Monday, Sep. 28, 1959
Scoreboard
P: As the second-place Cleveland Indians faded in the American League pennant race, terrible-tempered General Manager Frank Lane complained that Manager Joe Gordon would need a miracle to win, added that he was eying four or five other men for the job next year. Gordon promptly quit, and an offer promptly went out to the leading candidate on Lane's little list: the terrible-tempered Leo Durocher, former manager of the Dodgers and Giants, who quit his $65,000-a-year job with NBC-TV with the announced intention of returning to baseball.
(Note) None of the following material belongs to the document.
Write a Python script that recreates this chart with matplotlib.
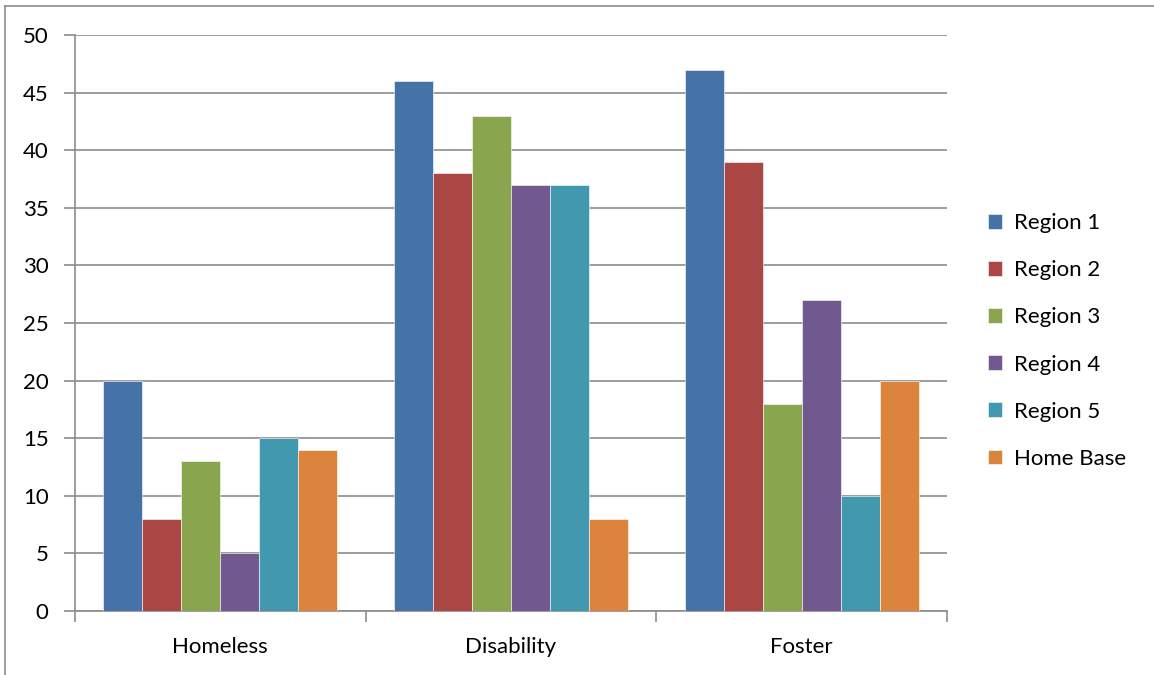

P: On shallow, olive-green Galveston Bay, sunburned Harry C. Melges Jr., 29, a boatbuilder from Lake Geneva, Wis., won none of the eight races in the 20 1/2-ft. Corinthian class sloops, but finished no worse than fourth in six to edge Warner Willcox of New Rochelle, N.Y., 45 1/2-45 1/4, take the eighth Mallory Cup, symbol of the North American sailing championship. Said Sailor Melges: "I played it straight. No gambling. No chances."
P: Badgered by a bad back, and no longer able to throw the long ball, cleft-chinned, curly-haired Quarterback Ronnie ("Golden Boy") Knox, 24, quit the Toronto Argonauts in Canada's rugged Big Four, thereby put an end to one of football's most unfulfilled and peripatetic careers (three high schools, two colleges, four pro teams), which had largely been botched by the boisterous stage-mothering of stepfather Harvey Knox. "Football is a game for animals," said Ronnie. "I like to think I'm above that." Dreaming of higher things, Ronnie allowed he might toss off a novel or some poetry, already had some lines at hand that lurched with the proper beatnik beat:
Beauty is a thing of Ragmud But the maid left late. So don't look under the apple tree Let's rebel, man.